Regeling vergoeding vervoermiddelen 1950 BES

Geraadpleegd op 29-03-2024.
Geldend van 01-10-2018 t/m heden

Regeling vergoeding vervoermiddelen 1950 BES

Artikel 1

  • 1 Voor het gebruik van een eigen auto of motorrijwiel ten behoeve van de dienst wordt aan de ambtenaren in dienst van de staat, niet zijnde de ambtenaren, genoemd in artikel 3, kilometergeld vergoed:

    voor de eerste 500 km of minder per maand

    auto

    motorrijwiel

    USD USD 0,37 per km

    USD 0,03 per km

    daarboven per maand

     

    auto

    motorrijwiel

    USD 0,18 per km

    USD 0,02 per km

  • 2 Indien de exploitatiekosten terzake het gebruik ten behoeve van de dienst van een eigen auto door het voor de dienst vervoeren van voorwerpen, voor een goede dienstuitvoering noodzakelijk, meer dan normaal geacht kunnen worden, kan een, in elk geval afzonderlijk toe te kennen toeslag op de vergoeding worden verleend tot ten hoogste vijf en twintig ten honderd van die vergoeding.

Artikel 3

Voor het gebruik van een eigen auto ten behoeve van de dienst genieten de navermelde ambtenaren een vaste jaarlijkse vergoeding naar reden van de daarbij vermelde bedragen:

Godsdienstleraar bij de Anglicaanse Gemeente op Saba

USD 435,75

Predikant bij de Protestantse gemeente op Bonaire

USD 2258,38

R.K. Geestelijke op Saba

USD 1423,46

Artikel 6

  • 1 Onder het in artikel 1 bedoelde gebruik van een eigen auto of motorrijwiel ten behoeve van de dienst wordt niet verstaan het vervoer van de ambtenaar van woonhuis naar kantoor en/of werkplaats en omgekeerd.

  • 2 De vergoeding voor het in artikel 1 bedoelde gebruik van een eigen auto of motorrijwiel ten behoeve van de dienst wordt niet toegekend indien in het vervoer kan worden voorzien vanwege de dienst.

Artikel 7

  • 1 De uitbetaling van de vergoedingen bedoeld in artikel 1 geschiedt op door belanghebbenden in drievoud ingediende declaraties.
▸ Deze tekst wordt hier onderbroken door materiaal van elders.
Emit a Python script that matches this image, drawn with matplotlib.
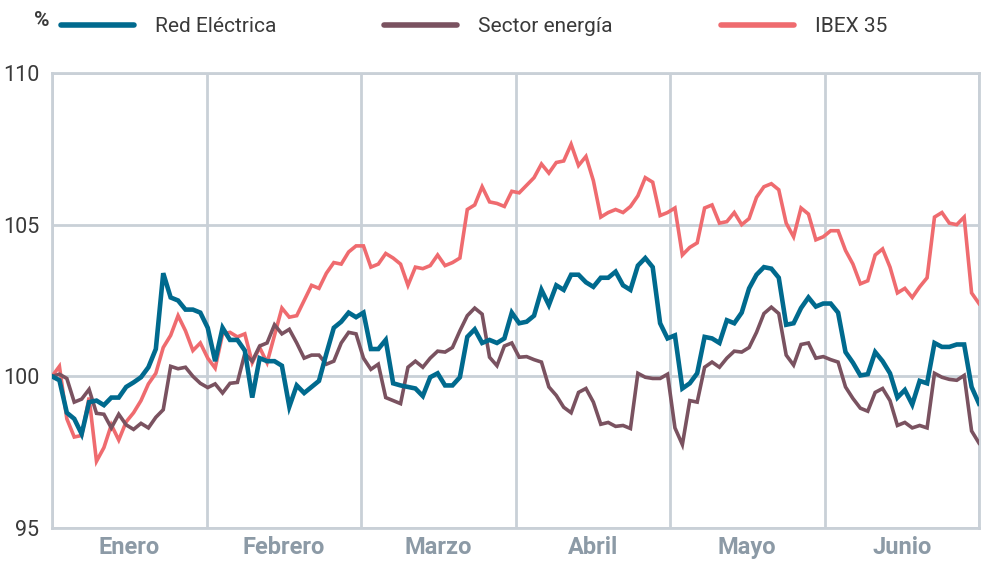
import matplotlib
matplotlib.use("Agg")
import matplotlib.pyplot as plt
import numpy as np

months = ["Enero", "Febrero", "Marzo", "Abril", "Mayo", "Junio"]
y_ticks = [95, 100, 105, 110]

red_electrica = [
    100.0, 99.87, 98.8, 98.6, 98.1, 99.15, 99.2, 99.05, 99.3, 99.3,
    99.65, 99.8, 99.97, 100.3, 100.9, 103.4, 102.6, 102.5, 102.2, 102.2,
    102.1, 101.6, 100.5, 101.6, 101.2, 101.2, 100.85, 99.3, 100.6, 100.5,
    100.5, 100.35, 99.0, 99.7, 99.45, 99.65, 99.85, 100.75, 101.6, 101.8,
    102.1, 101.95, 102.1, 100.9, 100.9, 101.2, 99.77, 99.7, 99.65, 99.6,
    99.35, 99.97, 100.1, 99.7, 99.7, 99.97, 101.3, 101.55, 101.1, 101.2,
    101.1, 101.25, 102.1, 101.75, 101.8, 102.0, 102.85, 102.35, 103.0, 102.85,
    103.35, 103.35, 103.1, 102.95, 103.25, 103.25, 103.45, 103.0, 102.85, 103.65,
    103.9, 103.6, 101.75, 101.25, 101.35, 99.6, 99.77, 100.1, 101.3, 101.25,
    101.1, 101.85, 101.75, 102.1, 102.9, 103.35, 103.6, 103.55, 103.25, 101.7,
    101.75, 102.25, 102.6, 102.3, 102.4, 102.4, 102.1, 100.8, 100.45, 100.03,
    100.07, 100.8, 100.5, 100.1, 99.3, 99.55, 99.07, 99.85, 99.77, 101.1,
    100.97, 100.97, 101.05, 101.05, 99.65, 99.1,
]

sector_energia = [
    100.0, 100.07, 99.93, 99.15, 99.25, 99.57, 98.78, 98.75, 98.3, 98.75,
    98.4, 98.25, 98.45, 98.3, 98.65, 98.9, 100.33, 100.25, 100.3, 100.0,
    99.77, 99.63, 99.75, 99.45, 99.77, 99.8, 100.75, 100.5, 101.0, 101.1,
    101.7, 101.4, 101.55, 101.1, 100.6, 100.7, 100.7, 100.4, 100.5, 101.1,
    101.45, 101.4, 100.6, 100.23, 100.4, 99.3, 99.2, 99.1, 100.3, 100.5,
    100.3, 100.6, 100.83, 100.8, 100.95, 101.5, 102.0, 102.25, 102.05, 100.63,
    100.35, 101.0, 101.1, 100.63, 100.65, 100.55, 100.47, 99.65, 99.37, 98.98,
    98.8, 99.47, 99.6, 99.15, 98.42, 98.48, 98.35, 98.38, 98.28, 100.1,
    99.97, 99.93, 99.93, 100.07, 98.3, 97.75, 99.2, 99.15, 100.3, 100.47,
    100.3, 100.6, 100.83, 100.8, 100.95, 101.45, 102.07, 102.28, 102.07, 100.7,
    100.37, 101.05, 101.1, 100.6, 100.65, 100.55, 100.47, 99.65, 99.27, 98.95,
    98.85, 99.47, 99.6, 99.2, 98.38, 98.48, 98.3, 98.38, 98.3, 100.1,
    99.97, 99.9, 99.87, 100.03, 98.2, 97.8,
]

ibex35 = [
    100.0, 100.33, 98.6, 98.0, 98.05, 99.3, 97.2, 97.65, 98.4, 97.9,
    98.5, 98.8, 99.2, 99.75, 100.1, 100.95, 101.35, 102.0, 101.5, 100.85,
    101.1, 100.6, 100.27, 101.4, 101.45, 101.3, 101.4, 100.45, 100.95, 100.45,
    101.35, 102.25, 101.95, 102.0, 102.5, 103.0, 102.9, 103.4, 103.75, 103.7,
    104.1, 104.3, 104.3, 103.6, 103.7, 104.05, 103.9, 103.7, 103.0, 103.6,
    103.55, 103.65, 104.0, 103.65, 103.75, 103.9, 105.5, 105.65, 106.25, 105.75,
    105.7, 105.6, 106.1, 106.05, 106.3, 106.55, 107.0, 106.7, 107.05, 107.1,
    107.65, 106.95, 107.25, 106.45, 105.25, 105.4, 105.5, 105.4, 105.6, 105.95,
    106.55, 106.4, 105.3, 105.4, 105.55, 104.0, 104.25, 104.4, 105.55, 105.65,
    105.05, 105.1, 105.4, 105.0, 105.2, 105.9, 106.25, 106.35, 106.15, 105.05,
    104.6, 105.55, 105.35, 104.5, 104.6, 104.8, 104.8, 104.15, 103.7, 103.05,
    103.15, 104.0, 104.2, 103.6, 102.75, 102.9, 102.6, 102.95, 103.25, 105.25,
    105.4, 105.05, 105.0, 105.25, 102.75, 102.4,
]

BLUE = "#006a8e"
MAUVE = "#7a5260"
RED = "#ef6b6f"
GRID = "#c9d0d7"
TEXT = "#3a3a3a"
MONTH = "#8c9aa6"

plt.rcParams["font.family"] = ["Roboto", "DejaVu Sans"]

fig = plt.figure(figsize=(9.86, 5.62), dpi=100)
ax = fig.add_axes([52 / 986, 34 / 562, 927 / 986, 455 / 562])

x_re = np.linspace(0, len(months), len(red_electrica))
x_se = np.linspace(0, len(months), len(sector_energia))
x_ib = np.linspace(0, len(months), len(ibex35))

l_ib, = ax.plot(x_ib, ibex35, color=RED, lw=2.6, solid_joinstyle="miter", zorder=3)
l_se, = ax.plot(x_se, sector_energia, color=MAUVE, lw=2.6, solid_joinstyle="miter", zorder=4)
l_re, = ax.plot(x_re, red_electrica, color=BLUE, lw=3.3, solid_joinstyle="miter", zorder=5)

ax.set_xlim(0, len(months))
ax.set_ylim(y_ticks[0], y_ticks[-1])
ax.set_yticks(y_ticks)
ax.set_yticklabels([str(v) for v in y_ticks], fontsize=15.5, color=TEXT)
ax.set_xticks(np.arange(len(months)) + 0.5)
ax.set_xticklabels(months, fontsize=17, fontweight="bold", color=MONTH)
ax.set_xticks(np.arange(len(months) + 1), minor=True)
ax.tick_params(axis="both", which="both", length=0)
ax.tick_params(axis="x", pad=6)
ax.tick_params(axis="y", pad=9)
ax.grid(False)
ax.grid(True, which="minor", axis="x", color=GRID, lw=2)
ax.grid(True, which="major", axis="y", color=GRID, lw=2)
ax.set_axisbelow(True)
for s in ax.spines.values():
    s.set_color(GRID)
    s.set_linewidth(2)
    s.set_zorder(1)

fig.text(34 / 986, 1 - 20 / 562, "%", fontsize=15, fontweight="bold", color=TEXT,
         ha="left", va="center")

leg = fig.legend([l_re, l_se, l_ib], ["Red Eléctrica", "Sector energía", "IBEX 35"],
                 loc="center left", bbox_to_anchor=(61 / 986, 1 - 27 / 562), ncol=3,
                 frameon=False, fontsize=15, handlelength=3.5, handletextpad=1.0,
                 columnspacing=5.2, borderaxespad=0, borderpad=0)
for t in leg.get_texts():
    t.set_color(TEXT)
for h in leg.legend_handles:
    h.set_linewidth(4)
    h.set_solid_capstyle("round")

fig.savefig("out.png", dpi=100)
Bij deze declaraties moeten in tweevoud worden gevoegd de door betrokkene opgemaakte rittenbriefjes.

  • 2 De declaraties moeten vermelden:

    • a. de K.M.-standen van de gebruikte auto aan het begin en aan het einde van elke maand;

    • b. het adres van de betrokken ambtenaar:

    • c. de afstand van woonhuis naar kantoor of werkplaats ;

  • 3 De rittenbriefjes moeten vermelden:

    • a. het doel der gemaakte rit;

    • b. het begin- en het eindpunt van de gemaakte rit;

    • c. voor elke rit: het aantal kilometers ten behoeve van de dienst afgelegd.

  • 4 De verklaring van oplevering wordt door het betrokken diensthoofd getekend, nadat deze de declaratie behoorlijk heeft gecontroleerd.

  • 5 De derde exemplaren van de door het Departement van Openbare Werken, de Landsradio- en Telefoondienst en de Landswatervoorzieningsdienst betaalde declaraties wegens kilometergelden, moeten, vergezeld van de duplicaten van de rittenbriefjes, terstond worden toegezonden aan de Administrateur van Financiën.

  • 6 Het bevoegd gezag is bevoegd nadere voorschriften te geven omtrent het opmaken of het invullen van declaraties of rittenbriefjes.

  • 7 Voorzover het bevoegd gezag het nodig oordeelt inlichtingen te vragen omtrent de bij hem ingezonden declaraties en/of rittenbriefjes worden deze door de diensthoofden verstrekt.

Artikel 8

De uitbetaling van de vergoeding bedoeld in artikel 3 geschiedt in maandelijkse termijnen.

Artikel 10

Deze regeling wordt aangehaald als: Regeling vergoeding vervoermiddelen 1950 BES.